1. Field of the Invention
This invention generally relates to software execution of processes and, more particularly, to a system and method for accurately determining processor idle time on a periodic basis.
2. Description of the Related Art
A computer processor or microprocessor is “idle” when it is not executing instructions from a program or software application. Some low priority software programs are designed to be executed by a processor's central processing unit (CPU), so as to not impact programs which run at a normal priority. Programs that use CPU idle time cause the CPU to always be 100% utilized, so that the time spent where the CPU would have been idle is instead spent performing useful computations.
Most operating systems (OSs) display an idle task, which is a special task loaded by the OS scheduler only when there is nothing for the computer to do. The idle task can be hard-coded into the scheduler, or it can be implemented as a separate software application with the lowest possible priority. One advantage of using the idle task is that it can be monitored, to give an indication of processor usage. Windows NT's System Idle Process is an example.
In Windows NT operating systems, the System Idle Process is a kernel thread that runs when no other runnable thread can be scheduled on a CPU. For example, there may be no runnable thread in the system, or all runnable threads are already running on a different CPU. The System Idle Process is used by Windows NT to implement CPU power saving. The exact power saving scheme depends on the hardware and firmware capabilities of the system in question. For instance, with x86 processors, the process will run a loop of halt (HLP) instructions, which causes the CPU to turn off many internal components (saving power) and wait until an interrupt request (IRQ) arrives. On modern processors, where a HLT instruction saves significant amounts of power and heat, the idle task almost always consists of a loop which repeatedly executes HLT instructions.

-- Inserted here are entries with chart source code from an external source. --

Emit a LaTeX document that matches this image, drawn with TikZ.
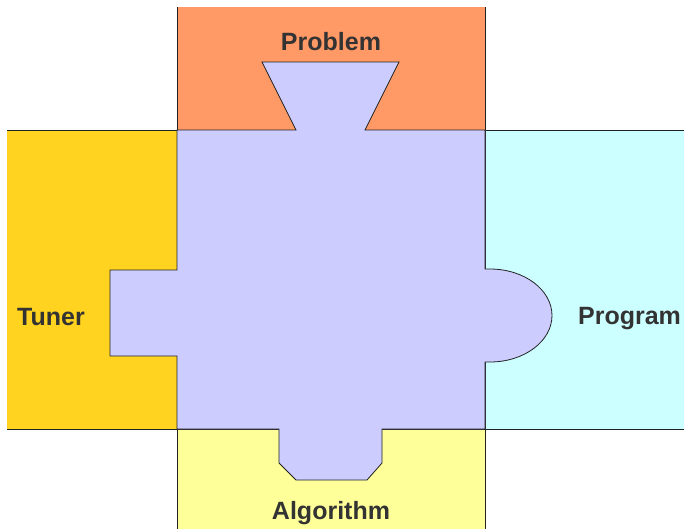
\documentclass[tikz,border=0pt]{standalone}
\usepackage{fontspec}
\setmainfont{Liberation Sans}
\usepackage{tikz}
\definecolor{problemfill}{HTML}{FF9966}
\definecolor{tunerfill}{HTML}{FFD320}
\definecolor{programfill}{HTML}{CCFFFF}
\definecolor{algofill}{HTML}{FFFF99}
\definecolor{corefill}{HTML}{CCCCFF}
\definecolor{edge}{HTML}{222222}
\definecolor{labelink}{HTML}{333333}

\begin{document}
\begin{tikzpicture}[x=1pt,y=-1pt,
    piece/.style={draw=edge,line width=0.8pt,line join=miter},
    tag/.style={font=\bfseries\fontsize{25}{28}\selectfont,color=labelink,anchor=base,inner sep=0pt}]
  \useasboundingbox (0,0) rectangle (684,528);
  \begin{scope}
    \clip (7,7) rectangle (684,528);
    % outer pieces, cut off by the frame
    \draw[piece,fill=problemfill] (177,-10) rectangle (485,130);
    \draw[piece,fill=tunerfill] (-10,130) rectangle (177,429);
    \draw[piece,fill=programfill] (485,130) rectangle (700,429);
    \draw[piece,fill=algofill] (177,429) rectangle (485,540);
  \end{scope}
  % the middle piece with its four tabs
  \draw[piece,fill=corefill] (177,130) -- (296,130) -- (262,62) -- (399,62) -- (365,130)
    -- (485,130) -- (485,269) -- (490,269)
    .. controls (524.2,269) and (552,289.8) .. (552,315.5)
    .. controls (552,341.2) and (524.2,362) .. (490,362)
    -- (485,362) -- (485,429) -- (382,429) -- (382,463) -- (367,480) -- (296,480)
    -- (279,463) -- (279,429) -- (177,429) -- (177,356) -- (110,356) -- (110,270)
    -- (177,270) -- cycle;
  \foreach \nm/\x/\y/\txt in {problem/331/50/Problem,tuner/51/325/Tuner,program/629.5/324/Program,algorithm/331/519/Algorithm} {
    \node[tag] (\nm) at (\x,\y) {\txt};
  }
\end{tikzpicture}
\end{document}
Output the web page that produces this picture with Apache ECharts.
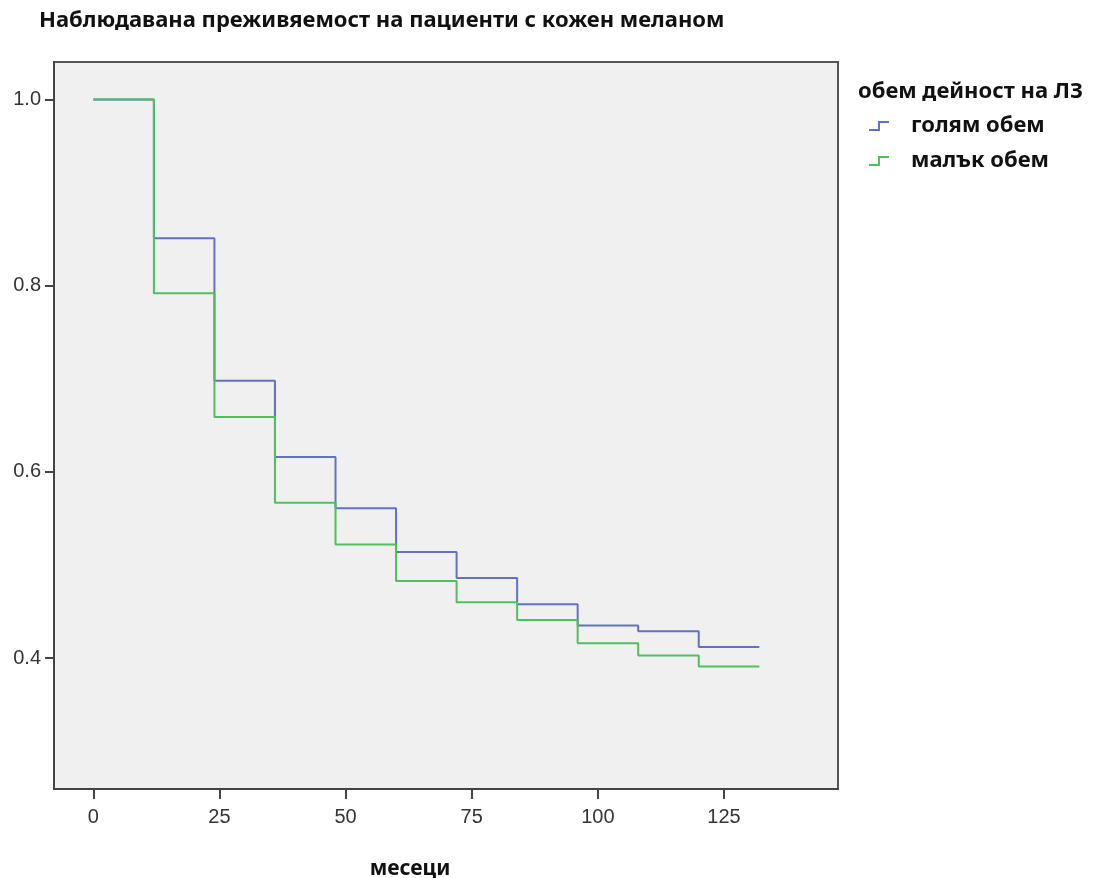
<!DOCTYPE html>
<html>
<head>
<meta charset="utf-8">
<script src="https://cdn.jsdelivr.net/npm/echarts@6/dist/echarts.min.js"></script>
<style>
html,body{margin:0;padding:0;background:#fff;}
#chart{width:1098px;height:878px;}
</style>
</head>
<body>
<div id="chart"></div>
<script>
// ---- data ----
const months = [0, 12, 24, 36, 48, 60, 72, 84, 96, 108, 120, 132];
const largeVolume = [1.0, 0.851, 0.698, 0.616, 0.561, 0.514, 0.486, 0.458, 0.435, 0.429, 0.412, 0.412];
const smallVolume = [1.0, 0.792, 0.659, 0.567, 0.522, 0.483, 0.460, 0.441, 0.416, 0.403, 0.391, 0.391];
const seriesNames = ['голям обем', 'малък обем'];
const xTicks = [0, 25, 50, 75, 100, 125];
const yTicks = [0.4, 0.6, 0.8, 1.0];
const chartTitle = 'Наблюдавана преживяемост на пациенти с кожен меланом';
const legendTitle = 'обем дейност на ЛЗ';
const xAxisName = 'месеци';

const pairs = (xs, ys) => xs.map((x, i) => [x, ys[i]]);
const stepIcon = 'path://M0,8 L9,8 L9,0 L20,0 L20,2 L11,2 L11,10 L0,10 Z';
const textFont = '"Noto Sans", sans-serif';
const tickFont = '"Liberation Sans", Arial, sans-serif';

const chart = echarts.init(document.getElementById('chart'), null, {renderer: 'canvas'});
chart.setOption({
  animation: false,
  backgroundColor: '#ffffff',
  title: [
    {
      text: chartTitle, left: 34, top: 5,
      textStyle: {fontFamily: textFont, fontWeight: 'bold', fontSize: 22, color: '#111'}
    },
    {
      text: legendTitle, left: 853, top: 76,
      textStyle: {fontFamily: textFont, fontWeight: 'bold', fontSize: 22, color: '#111'}
    }
  ],
  legend: {
    orient: 'vertical', left: 864, top: 110,
    itemWidth: 34, itemHeight: 10, itemGap: 13,
    icon: stepIcon,
    data: seriesNames,
    textStyle: {fontFamily: textFont, fontWeight: 'bold', fontSize: 22, color: '#111', padding: [0, 0, 0, 10]}
  },
  grid: {left: 54, right: 260, top: 62, bottom: 89, show: true, backgroundColor: '#f0f0f0', borderColor: '#555', borderWidth: 2,
    containLabel: false, outerBoundsMode: 'none'},
  xAxis: {
    type: 'value', min: -7.8, max: 147.6,
    name: xAxisName, nameLocation: 'middle', nameGap: 70,
    nameTextStyle: {fontFamily: textFont, fontWeight: 'bold', fontSize: 21, color: '#111', padding: [0, 72, 0, 0]},
    axisLine: {show: true, onZero: false, lineStyle: {color: '#444', width: 2}},
    axisTick: {show: true, customValues: xTicks, length: 10, lineStyle: {color: '#444', width: 2}},
    axisLabel: {customValues: xTicks, margin: 18, fontFamily: tickFont, fontSize: 20, color: '#333'},
    splitLine: {show: false}
  },
  yAxis: {
    type: 'value', min: 0.2595, max: 1.0403,
    axisLine: {show: true, onZero: false, lineStyle: {color: '#444', width: 2}},
    axisTick: {show: true, customValues: yTicks, length: 9, lineStyle: {color: '#444', width: 2}},
    axisLabel: {customValues: yTicks, margin: 13, fontFamily: tickFont, fontSize: 20, color: '#333',
      formatter: v => v.toFixed(1)},
    splitLine: {show: false}
  },
  series: [
    {
      name: seriesNames[0], type: 'line', step: 'end', showSymbol: false,
      data: pairs(months, largeVolume),
      lineStyle: {color: '#6272bf', width: 2}, itemStyle: {color: '#6272bf'}
    },
    {
      name: seriesNames[1], type: 'line', step: 'end', showSymbol: false,
      data: pairs(months, smallVolume),
      lineStyle: {color: '#4fc05c', width: 2}, itemStyle: {color: '#4fc05c'}
    }
  ]
});
</script>
</body>
</html>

The CPU time consumed by the System Idle Process is commonly of interest for end users, as it is a measure of the CPU utilization in their system, which is easily accessible through Windows' Task Manage program. There are, however, more detailed sources of such information available through Windows' performance monitoring system (accessible with the perfmon program), which includes more finely grained categorization of CPU time spending. A limited subset of the CPU time categorization is also accessible through the Task Manager, which can display CPU usage, categorized by time spent in user vs. kernel code. It should be noted, though, that that information is not calculated from information about the System Idle Process, but from the system's global performance counters.
When no other application is using the CPU processing power, the System Idle Process takes these CPU cycles. If the “CPU Time” column in Windows Task Manager is enabled, it can be seen that there is a continuous count—a measure of how long the computer has been switched on in the current session.
Thus, idle tasks are certainly not novel. They report the idle time of the processor given a particular time period. The problem is that the time period is not flexible. For example, in the context of a microprocessor-based printer, a print pipeline has several stages that must be undertaken before a print job can be successfully processed. The following is an example.                Host connects to the printer.        The printer makes a connection from the network application to the printer description language (PDL).        Intermediate buffers are filled.        The PDL starts to interpret the job.        As the PDL produces pages, each page needs to be rendered.        The rendered results need to be sent to the engine.        
With this example, the prior art would represent the idle time for the entire print operation. An idle time report of 30% is meaningless for a programmer seeking to optimize a software program, because a simple percentage does not isolate where the idle time occurs in the print process. As a result, it is impossible to determine where optimization is required.
It would be advantageous if an idle task monitor existed that permitted idle time reports to be based upon periodic intervals, such as an idle time percentage per second.
It would be advantageous if the periodic idle time reporting could also be merged with milestones in the program to make optimization easier.